The Tools and Practices That Reinforce Algorithmic Mindsets

It's not enough to talk about structured thinking—you need environments that reinforce it. Start with tooling that makes reasoning visible. Visual flow diagrams, architectural decision records (ADRs), and dependency maps help teams externalize their thought process. When developers can see the system like a graph or function, they naturally adopt algorithmic reasoning.

Pair programming and mob debugging sessions are another high-leverage practice. When developers reason out loud, they're forced to articulate their logic step by step—effectively turning the invisible algorithm in their head into a shared resource. The key is to focus on why decisions are made, not just what is coded. Over time, this kind of structured dialogue eliminates tribal knowledge and builds collective intuition.

For teams that love automation, consider using TypeScript or Python-based scripts to visualize logic flows or dependencies. A simple Python example for dependency mapping might look like this:

import networkx as nx

G = nx.DiGraph()
G.add_edges_from([("auth", "user"), ("user", "database"), ("payments", "database")])
print(nx.topological_sort(G))

This outputs an ordered sequence of modules showing dependency hierarchy—algorithmic thinking, visualized.

The Brutal Truth: Most Teams Confuse Collaboration with Coordination

Here's the uncomfortable truth—many teams that think they're “collaborating” are just coordinating. They share tasks, attend meetings, and review each other's code, but they're not thinking together. Coordination is logistical; collaboration is cognitive. Algorithmic thinking bridges that gap by making thought processes explicit, structured, and teachable.

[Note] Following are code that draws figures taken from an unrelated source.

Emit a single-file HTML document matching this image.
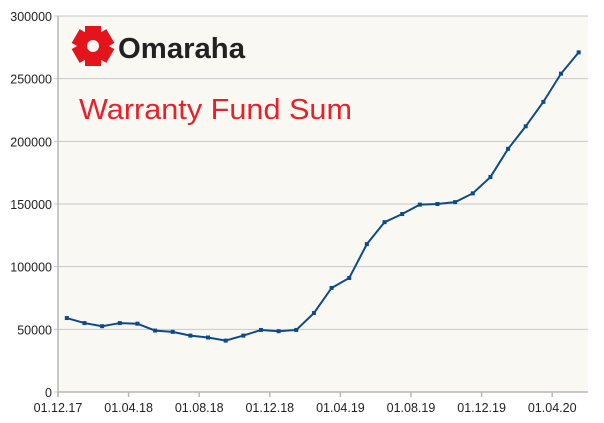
<!DOCTYPE html>
<html><head><meta charset="utf-8"><style>
body{margin:0;background:#fff;font-family:"Liberation Sans",sans-serif;}
svg{display:block}
</style></head><body>
<svg width="604" height="423" id="chart">
<rect x="58" y="16" width="530" height="376" fill="#f9f8f3"/>
<g id="grid"></g>
<g id="axes"></g>
<g>
 <g transform="translate(93,46)">
  <g fill="#e3141b">
   <rect x="-8" y="-20" width="16" height="12" transform="rotate(0)"/>
   <rect x="-8" y="-20" width="16" height="12" transform="rotate(60)"/>
   <rect x="-8" y="-20" width="16" height="12" transform="rotate(120)"/>
   <rect x="-8" y="-20" width="16" height="12" transform="rotate(180)"/>
   <rect x="-8" y="-20" width="16" height="12" transform="rotate(240)"/>
   <rect x="-8" y="-20" width="16" height="12" transform="rotate(300)"/>
   <circle r="14"/>
  </g>
  <circle r="6" fill="#f9f8f3"/>
 </g>
 <text x="118" y="58" font-size="29" font-weight="bold" fill="#222" textLength="127" lengthAdjust="spacingAndGlyphs">Omaraha</text>
</g>
<text x="79" y="119" font-size="29" fill="#e8202a" textLength="273" lengthAdjust="spacingAndGlyphs">Warranty Fund Sum</text>
<g id="series"></g>
</svg>
<script>
const months = ["12.17","01.18","02.18","03.18","04.18","05.18","06.18","07.18","08.18","09.18","10.18","11.18","12.18","01.19","02.19","03.19","04.19","05.19","06.19","07.19","08.19","09.19","10.19","11.19","12.19","01.20","02.20","03.20","04.20","05.20"];
const values = [59000,55000,52500,55000,54500,49000,48000,45000,43500,41000,45000,49500,48500,49500,63000,83000,91000,118000,135500,142000,149500,150000,151500,158500,171500,194000,212000,231500,254000,271000];
const yTicks = [0,50000,100000,150000,200000,250000,300000];
const xTickLabels = ["01.12.17","01.04.18","01.08.18","01.12.18","01.04.19","01.08.19","01.12.19","01.04.20"];

const NS="http://www.w3.org/2000/svg";
const x0=58,x1=588,yTop=16,yBot=392,monthW=17.65;
const yS=v=>yBot-(v/300000)*(yBot-yTop);
const xM=i=>x0+monthW*(i+0.5);
const xT=i=>x0+monthW*4*i;
function mk(t,a,p){const e=document.createElementNS(NS,t);for(const k in a)e.setAttribute(k,a[k]);p.appendChild(e);return e;}
const grid=document.getElementById('grid'),axes=document.getElementById('axes'),ser=document.getElementById('series');
yTicks.forEach(v=>{
 const l=mk('line',{x1:x0-4,x2:x1,y1:yS(v),y2:yS(v),stroke:'#c8c8c8','stroke-width':1},grid);
 
 
 const t=mk('text',{x:x0-6,y:yS(v)+5,'text-anchor':'end','font-size':12.5,fill:'#222'},axes);
 t.textContent=v;
 
 
});
const ya=mk('line',{x1:x0,x2:x0,y1:yTop,y2:yBot+5,stroke:'#b8b8b8','stroke-width':1.5},axes);


const xa=mk('line',{x1:x0,x2:x1,y1:yBot,y2:yBot,stroke:'#b8b8b8','stroke-width':1.5},axes);


xTickLabels.forEach((s,i)=>{
 const tk=mk('line',{x1:xT(i),x2:xT(i),y1:yBot,y2:yBot+5,stroke:'#b8b8b8','stroke-width':1.5},axes);
 
 
 const t=mk('text',{x:xT(i),y:yBot+20,'text-anchor':'middle','font-size':12.5,fill:'#222'},axes);
 t.textContent=s;
 
 
});
const pl=mk('polyline',{points:values.map((v,i)=>xM(i)+','+yS(v)).join(' '),fill:'none',stroke:'#0d4a8a','stroke-width':2},ser);


values.forEach((v,i)=>{
 const r=mk('rect',{x:xM(i)-2,y:yS(v)-2,width:4,height:4,fill:'#0d4a8a'},ser);
 
 
});
</script>
</body></html>
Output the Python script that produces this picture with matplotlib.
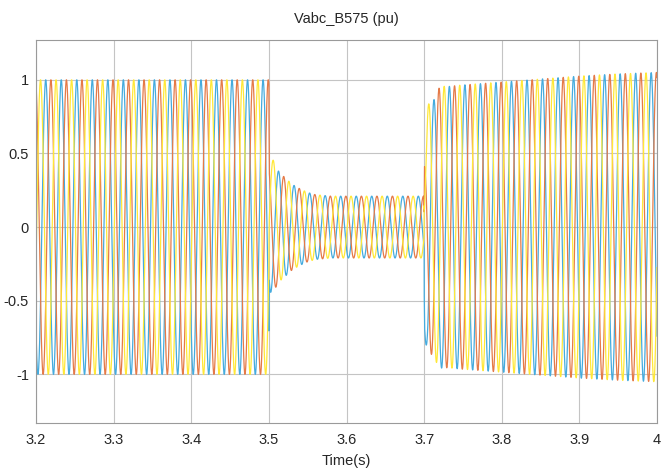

The best teams operate like distributed algorithms: autonomous nodes that share state efficiently and converge on consensus through defined rules. Poor teams act like loosely coupled scripts—occasionally in sync, often in conflict. If your team can't describe how it solves problems as a system, you don't have a collaboration issue—you have a thinking issue.

Conclusion: Algorithmic Thinking as the Foundation of Team Intelligence

Algorithmic thinking isn't a buzzword—it's the architecture of team intelligence. When everyone on a team learns to reason systematically, communication becomes clearer, problem-solving becomes scalable, and creativity becomes structured rather than chaotic. It transforms teams from a collection of smart individuals into a cohesive cognitive system.

In a world where complexity is scaling faster than capacity, the only sustainable advantage is how your team thinks together. You can't brute-force your way out of organizational complexity any more than you can brute-force a bad algorithm into O(1) performance. The teams that win are those that treat collaboration itself as an algorithm worth optimizing.